The video game industry is propelled by its own version of what historians call "the Whig view of history" -- a sunny vision of steady progress, logical steps carrying us forward toward the best-of-all-possible-worlds present. Only such a view can justify the industry's pitch to consumers every few years to throw out the last generation of once-cool gaming devices and invest in this year's model.
But we don't throw out yesterday's chess set; your Monopoly game from 40 years ago is no worse than the one you buy today (and it probably used better materials). Implicitly -- and in a way that it never quite grapples with -- "Supercade" undercuts the very basis of the video game industry's profitability. If yesterday's video games are as good as, maybe even better than, today's, we might as well save our money.
The other intriguing development that "Supercade" never quite addresses is the rise of the emulation movement.
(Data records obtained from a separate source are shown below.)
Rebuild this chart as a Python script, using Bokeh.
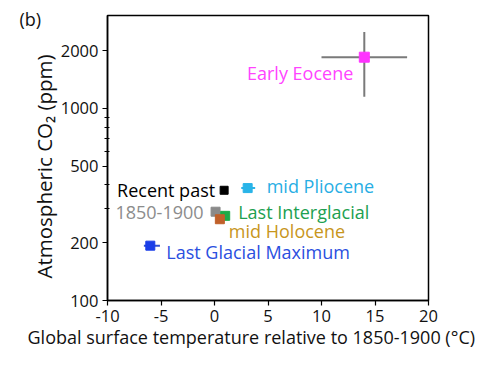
from bokeh.plotting import figure
from bokeh.models import FixedTicker, PrintfTickFormatter, Title, ColumnDataSource
from bokeh.core.properties import value
from bokeh.embed import file_html
from bokeh.resources import INLINE

# ---- data ----
periods = ["Early Eocene", "mid Pliocene", "Recent past", "1850-1900",
           "Last Interglacial", "mid Holocene", "Last Glacial Maximum"]
temp = [14.0, 3.1, 0.9, 0.1, 1.0, 0.5, -6.0]
co2 = [1850, 385, 375, 290, 276, 265, 193]

# error bars (temperature range, CO2 range)
err_names = ["Early Eocene", "mid Pliocene", "Last Glacial Maximum"]
err_temp = [14.0, 3.1, -6.0]
err_co2 = [1850, 385, 193]
err_t_lo = [10.0, 2.5, -6.6]
err_t_hi = [18.0, 3.8, -5.1]
err_c_lo = [1150, 365, 193]
err_c_hi = [2500, 405, 193]

x_ticks = [-10, -5, 0, 5, 10, 15, 20]
y_ticks = [100, 200, 500, 1000, 2000]
y_minor = [300, 400, 600, 700, 800, 900]

x_title = "Global surface temperature relative to 1850-1900 (°C)"
y_title = "Atmospheric CO₂ (ppm)"
panel_tag = "(b)"

# ---- styles ----
FONT = "Open Sans"
point_colors = ["#ff33ff", "#29b4e8", "#000000", "#8a8a8a", "#1daa48", "#c0602a", "#1a3ee8"]
text_colors = ["#ff44ff", "#27aee4", "#000000", "#8c8c8c", "#20a050", "#c8961c", "#2a4fe0"]
err_colors = ["#7a7a7a", "#29b4e8", "#3050d0"]
sizes = [10, 9, 8, 9, 9, 9, 9]
lab_dx = [-11, 19, -9, -12, 13, 9, 16]
lab_dy = [16, -2, 0, 1, -4, 12, 6]
lab_align = ["right", "left", "right", "right", "left", "left", "left"]

p = figure(width=486, height=362, y_axis_type="log",
           x_range=(-10, 20), y_range=(100, 3050),
           output_backend="svg", toolbar_location=None,
           min_border_left=107, min_border_right=58,
           min_border_top=15, min_border_bottom=62)
p.grid.visible = False
p.outline_line_color = "black"
p.outline_line_width = 1.5

# error bars
p.segment(x0=err_t_lo, x1=err_t_hi, y0=err_co2, y1=err_co2,
          line_color=err_colors, line_width=2)
p.segment(x0=err_temp, x1=err_temp, y0=err_c_lo, y1=err_c_hi,
          line_color=err_colors, line_width=2)

src = ColumnDataSource(dict(x=temp, y=co2, name=periods, pc=point_colors,
                            tc=text_colors, s=sizes, dx=lab_dx, dy=lab_dy,
                            al=lab_align))
p.scatter(x="x", y="y", marker="square", size="s", fill_color="pc",
          line_color="pc", source=src)
p.text(x="x", y="y", text="name", text_color="tc", x_offset="dx", y_offset="dy",
       text_align="al", text_baseline="middle", text_font=value(FONT),
       text_font_size="18px", source=src)

# axes
p.xaxis.ticker = FixedTicker(ticks=x_ticks, minor_ticks=[])
p.xaxis.formatter = PrintfTickFormatter(format="%d")
p.yaxis.ticker = FixedTicker(ticks=y_ticks, minor_ticks=y_minor)
p.yaxis.formatter = PrintfTickFormatter(format="%d")
for ax in (p.xaxis, p.yaxis):
    ax.axis_line_width = 1.5
    ax.axis_line_color = "black"
    ax.major_tick_line_color = "black"
    ax.minor_tick_line_color = "black"
    ax.major_tick_line_width = 1.2
    ax.major_tick_out = 5
    ax.major_tick_in = 0
    ax.minor_tick_out = 3
    ax.minor_tick_in = 2
    ax.major_label_text_font = FONT
    ax.major_label_text_font_size = "16.5px"
    ax.major_label_text_color = "#111111"
p.xaxis.major_label_standoff = 4
p.yaxis.major_label_standoff = 4

# axis titles as panel titles (allows shifting like the reference)
p.add_layout(Title(text=x_title, align="left", offset=-80, standoff=-4,
                   text_font=FONT, text_font_size="18px", text_font_style="normal",
                   text_color="#111111"), "below")
p.add_layout(Title(text=y_title, align="left", offset=22, standoff=0,
                   text_font=FONT, text_font_size="20.5px", text_font_style="normal",
                   text_color="#111111"), "left")
p.add_layout(Title(text=panel_tag, align="left", offset=-88, standoff=-30,
                   text_font=FONT, text_font_size="18px", text_font_style="normal",
                   text_color="#111111", text_line_height=0.5), "above")

open("out.html", "w").write(file_html(p, INLINE))
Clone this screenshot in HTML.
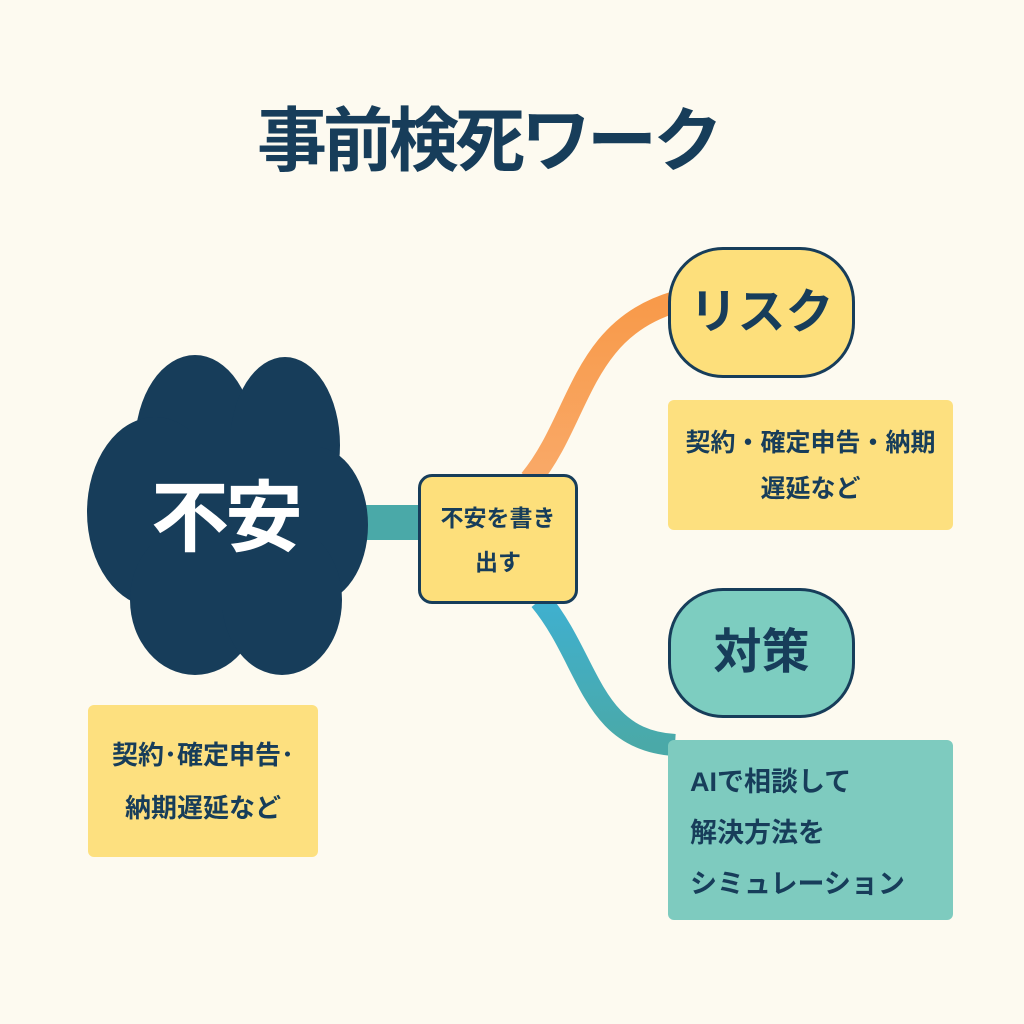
<!DOCTYPE html>
<html><head><meta charset="utf-8"><style>
body{margin:0;width:1024px;height:1024px;background:#fdfaf0;overflow:hidden;position:relative;font-family:"Liberation Sans","Noto Sans CJK JP",sans-serif;font-weight:700;color:#173d5a}
.a{position:absolute;white-space:nowrap}
</style></head><body>
<svg class="a" style="left:0;top:0" width="1024" height="1024">
<defs>
<linearGradient id="og" x1="0" y1="1" x2="0" y2="0"><stop offset="0" stop-color="#f9a968"/><stop offset="1" stop-color="#f89a4a"/></linearGradient>
<linearGradient id="bg" x1="0" y1="0" x2="0" y2="1"><stop offset="0" stop-color="#3fb0d0"/><stop offset="1" stop-color="#4aa9a8"/></linearGradient>
</defs>
<path d="M530 480 C 580 420, 580 330, 675 302" stroke="url(#og)" stroke-width="22" fill="none"/>
<path d="M540 600 C 590 660, 590 740, 675 745" stroke="url(#bg)" stroke-width="22" fill="none"/>
<rect x="355" y="505" width="70" height="35" fill="#4aa9a8"/>
<g fill="#173d5a">
<ellipse cx="195" cy="445" rx="60" ry="90"/>
<ellipse cx="285" cy="445" rx="55" ry="88"/>
<ellipse cx="155" cy="512" rx="68" ry="95"/>
<ellipse cx="315" cy="525" rx="53" ry="78"/>
<ellipse cx="195" cy="600" rx="65" ry="75"/>
<ellipse cx="282" cy="600" rx="60" ry="75"/>
<rect x="150" y="430" width="170" height="180"/>
</g>
</svg>
<div class="a" style="left:0;width:976px;top:86px;text-align:center;font-size:70px;letter-spacing:-4px;line-height:110px">事前検死ワーク</div>
<div class="a" style="left:100px;width:250px;top:468px;text-align:center;font-size:78px;letter-spacing:-4px;line-height:100px;color:#fff">不安</div>
<div class="a" style="left:418px;top:474px;width:160px;height:130px;box-sizing:border-box;border:3px solid #173d5a;border-radius:14px;background:#fddf7b;text-align:center;font-size:23px;line-height:44px;padding-top:19px">不安を書き<br>出す</div>
<div class="a" style="left:668px;top:247px;width:187px;height:131px;box-sizing:border-box;border:3px solid #173d5a;border-radius:55px;background:#fddf7b;text-align:center;font-size:48px;line-height:125px">リスク</div>
<div class="a" style="left:668px;top:400px;width:285px;height:130px;border-radius:6px;background:#fde07f;text-align:center;font-size:25px;line-height:46px;padding-top:20px;box-sizing:border-box">契約・確定申告・納期<br>遅延など</div>
<div class="a" style="left:668px;top:588px;width:187px;height:130px;box-sizing:border-box;border:3px solid #173d5a;border-radius:55px;background:#7dcdc0;text-align:center;font-size:48px;line-height:124px">対策</div>
<div class="a" style="left:668px;top:740px;width:285px;height:180px;border-radius:6px;background:#7ecbbf;font-size:27px;line-height:51px;padding:17px 0 0 22px;box-sizing:border-box">AIで相談して<br>解決方法を<br>シミュレーション</div>
<div class="a" style="left:88px;top:705px;width:230px;height:152px;border-radius:6px;background:#fde07f;text-align:center;font-size:26px;line-height:53px;padding-top:24px;box-sizing:border-box">契約･確定申告･<br>納期遅延など</div>
</body></html>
Today you can easily download software that will let your PC impersonate yesterday's video game hardware; then, with a little effort, you can find and download the original ROM code for specific games and play them.
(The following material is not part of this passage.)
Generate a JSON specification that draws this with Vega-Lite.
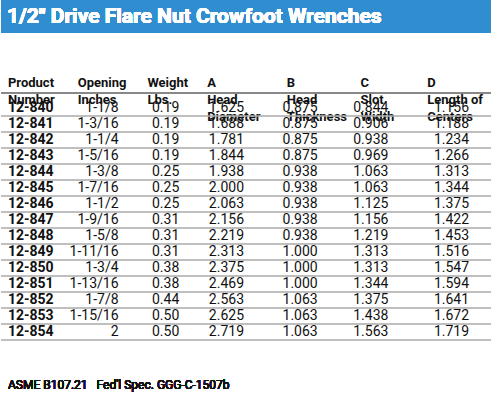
{
  "$schema": "https://vega.github.io/schema/vega-lite/v6.json",
  "width": 492,
  "height": 407,
  "padding": 0,
  "autosize": {"type": "fit", "contains": "padding"},
  "background": "white",
  "config": {"view": {"stroke": null}, "text": {"font": "Roboto", "fontSize": 14, "baseline": "middle", "color": "#111"}},
  "datasets": {
    "rows": [
      {"Product": "12-840", "Opening": "1-1/8", "Weight": "0.19", "A": "1.625", "B": "0.875", "C": "0.844", "D": "1.156"},
      {"Product": "12-841", "Opening": "1-3/16", "Weight": "0.19", "A": "1.688", "B": "0.875", "C": "0.906", "D": "1.188"},
      {"Product": "12-842", "Opening": "1-1/4", "Weight": "0.19", "A": "1.781", "B": "0.875", "C": "0.938", "D": "1.234"},
      {"Product": "12-843", "Opening": "1-5/16", "Weight": "0.19", "A": "1.844", "B": "0.875", "C": "0.969", "D": "1.266"},
      {"Product": "12-844", "Opening": "1-3/8", "Weight": "0.25", "A": "1.938", "B": "0.938", "C": "1.063", "D": "1.313"},
      {"Product": "12-845", "Opening": "1-7/16", "Weight": "0.25", "A": "2.000", "B": "0.938", "C": "1.063", "D": "1.344"},
      {"Product": "12-846", "Opening": "1-1/2", "Weight": "0.25", "A": "2.063", "B": "0.938", "C": "1.125", "D": "1.375"},
      {"Product": "12-847", "Opening": "1-9/16", "Weight": "0.31", "A": "2.156", "B": "0.938", "C": "1.156", "D": "1.422"},
      {"Product": "12-848", "Opening": "1-5/8", "Weight": "0.31", "A": "2.219", "B": "0.938", "C": "1.219", "D": "1.453"},
      {"Product": "12-849", "Opening": "1-11/16", "Weight": "0.31", "A": "2.313", "B": "1.000", "C": "1.313", "D": "1.516"},
      {"Product": "12-850", "Opening": "1-3/4", "Weight": "0.38", "A": "2.375", "B": "1.000", "C": "1.313", "D": "1.547"},
      {"Product": "12-851", "Opening": "1-13/16", "Weight": "0.38", "A": "2.469", "B": "1.000", "C": "1.344", "D": "1.594"},
      {"Product": "12-852", "Opening": "1-7/8", "Weight": "0.44", "A": "2.563", "B": "1.063", "C": "1.375", "D": "1.641"},
      {"Product": "12-853", "Opening": "1-15/16", "Weight": "0.50", "A": "2.625", "B": "1.063", "C": "1.438", "D": "1.672"},
      {"Product": "12-854", "Opening": "2", "Weight": "0.50", "A": "2.719", "B": "1.063", "C": "1.563", "D": "1.719"}
    ],
    "headers": [
      {"h": "Product\nNumber", "pos": 7},
      {"h": "Opening\nInches", "pos": 77},
      {"h": "Weight\nLbs.", "pos": 147},
      {"h": "A\nHead\nDiameter", "pos": 207},
      {"h": "B\nHead\nThickness", "pos": 287},
      {"h": "C\nSlot\nWidth", "pos": 361},
      {"h": "D\nLength of\nCenters", "pos": 428}
    ]
  },
  "data": {"name": "rows"},
  "resolve": {"scale": {"y": "independent"}},
  "layer": [
    {
      "mark": {"type": "rect", "color": "#2f8dd0"},
      "encoding": {
        "x": {"datum": 0, "type": "quantitative", "scale": {"domain": [0, 492]}, "axis": null},
        "x2": {"datum": 492},
        "y": {"datum": 0, "type": "quantitative", "scale": {"domain": [0, 407], "reverse": true}, "axis": null},
        "y2": {"datum": 33}
      }
    },
    {
      "mark": {"type": "text", "text": "1/2\u2033 Drive Flare Nut Crowfoot Wrenches", "color": "white", "fontSize": 21, "fontWeight": "bold", "align": "left"},
      "encoding": {
        "x": {"datum": 6, "type": "quantitative", "scale": {"domain": [0, 492]}, "axis": null},
        "y": {"datum": 17, "type": "quantitative", "scale": {"domain": [0, 407], "reverse": true}, "axis": null}
      }
    },
    {
      "data": {"name": "headers"},
      "mark": {"type": "text", "fontWeight": "bold", "fontSize": 13, "align": "left", "baseline": "bottom", "lineHeight": 17, "lineBreak": "\n"},
      "encoding": {
        "x": {"field": "pos", "type": "quantitative", "scale": {"domain": [0, 492]}, "axis": null},
        "y": {"datum": 90, "type": "quantitative", "scale": {"domain": [0, 407], "reverse": true}, "axis": null},
        "text": {"field": "h"}
      }
    },
    {
      "mark": {"type": "rule", "color": "#888", "strokeWidth": 2},
      "encoding": {
        "x": {"datum": 0, "type": "quantitative", "scale": {"domain": [0, 492]}, "axis": null},
        "x2": {"datum": 492},
        "y": {"datum": 93, "type": "quantitative", "scale": {"domain": [0, 407], "reverse": true}, "axis": null}
      }
    },
    {
      "mark": {"type": "rule", "color": "#aaa", "strokeWidth": 1.5, "yOffset": 8},
      "encoding": {
        "x": {"datum": 0, "type": "quantitative", "scale": {"domain": [0, 492]}, "axis": null},
        "x2": {"datum": 492},
        "y": {"field": "Product", "type": "ordinal", "scale": {"type": "band", "paddingInner": 0, "paddingOuter": 0, "range": [100, 340]}, "axis": null}
      }
    },
    {
      "mark": {"type": "text", "fontWeight": "bold", "align": "left"},
      "encoding": {
        "x": {"datum": 7, "type": "quantitative", "scale": {"domain": [0, 492]}, "axis": null},
        "y": {"field": "Product", "type": "ordinal", "scale": {"type": "band", "paddingInner": 0, "paddingOuter": 0, "range": [100, 340]}, "axis": null},
        "text": {"field": "Product"}
      }
    },
    {
      "mark": {"type": "text", "align": "right"},
      "encoding": {
        "x": {"datum": 118, "type": "quantitative", "scale": {"domain": [0, 492]}, "axis": null},
        "y": {"field": "Product", "type": "ordinal", "scale": {"type": "band", "paddingInner": 0, "paddingOuter": 0, "range": [100, 340]}, "axis": null},
        "text": {"field": "Opening"}
      }
    },
    {
      "mark": {"type": "text", "align": "right"},
      "encoding": {
        "x": {"datum": 179, "type": "quantitative", "scale": {"domain": [0, 492]}, "axis": null},
        "y": {"field": "Product", "type": "ordinal", "scale": {"type": "band", "paddingInner": 0, "paddingOuter": 0, "range": [100, 340]}, "axis": null},
        "text": {"field": "Weight"}
      }
    },
    {
      "mark": {"type": "text", "align": "right"},
      "encoding": {
        "x": {"datum": 244, "type": "quantitative", "scale": {"domain": [0, 492]}, "axis": null},
        "y": {"field": "Product", "type": "ordinal", "scale": {"type": "band", "paddingInner": 0, "paddingOuter": 0, "range": [100, 340]}, "axis": null},
        "text": {"field": "A"}
      }
    },
    {
      "mark": {"type": "text", "align": "right"},
      "encoding": {
        "x": {"datum": 318, "type": "quantitative", "scale": {"domain": [0, 492]}, "axis": null},
        "y": {"field": "Product", "type": "ordinal", "scale": {"type": "band", "paddingInner": 0, "paddingOuter": 0, "range": [100, 340]}, "axis": null},
        "text": {"field": "B"}
      }
    },
    {
      "mark": {"type": "text", "align": "right"},
      "encoding": {
        "x": {"datum": 389, "type": "quantitative", "scale": {"domain": [0, 492]}, "axis": null},
        "y": {"field": "Product", "type": "ordinal", "scale": {"type": "band", "paddingInner": 0, "paddingOuter": 0, "range": [100, 340]}, "axis": null},
        "text": {"field": "C"}
      }
    },
    {
      "mark": {"type": "text", "align": "right"},
      "encoding": {
        "x": {"datum": 470, "type": "quantitative", "scale": {"domain": [0, 492]}, "axis": null},
        "y": {"field": "Product", "type": "ordinal", "scale": {"type": "band", "paddingInner": 0, "paddingOuter": 0, "range": [100, 340]}, "axis": null},
        "text": {"field": "D"}
      }
    },
    {
      "mark": {"type": "text", "text": "ASME B107.21", "fontSize": 12, "align": "left"},
      "encoding": {
        "x": {"datum": 7, "type": "quantitative", "scale": {"domain": [0, 492]}, "axis": null},
        "y": {"datum": 385, "type": "quantitative", "scale": {"domain": [0, 407], "reverse": true}, "axis": null}
      }
    },
    {
      "mark": {"type": "text", "text": "Fed'l Spec. GGG-C-1507b", "fontSize": 12, "align": "left"},
      "encoding": {
        "x": {"datum": 96, "type": "quantitative", "scale": {"domain": [0, 492]}, "axis": null},
        "y": {"datum": 385, "type": "quantitative", "scale": {"domain": [0, 407], "reverse": true}, "axis": null}
      }
    }
  ]
}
Because those codes are owned and copyrighted by the companies that developed these games, you are probably violating the law if you do this, unless you own the game in its original form (old cartridges in your attic, say). This has put the emulation scene in a legal limbo, but hasn't prevented its growth. And it's clear from the credits that many of the graphics in "Supercade" have been snagged from emulations of the original games.
Emulation means that no video game need ever vanish; long after the old hardware dies, the games live on in software. It also means that a static book like "Supercade," however lovingly assembled, can't really compete with the thrill of actually firing up your favorite old game on your current desktop computer. You can't go home to the arcade again, but you can still keep trying to blow up those aliens, or save those Defender spacemen.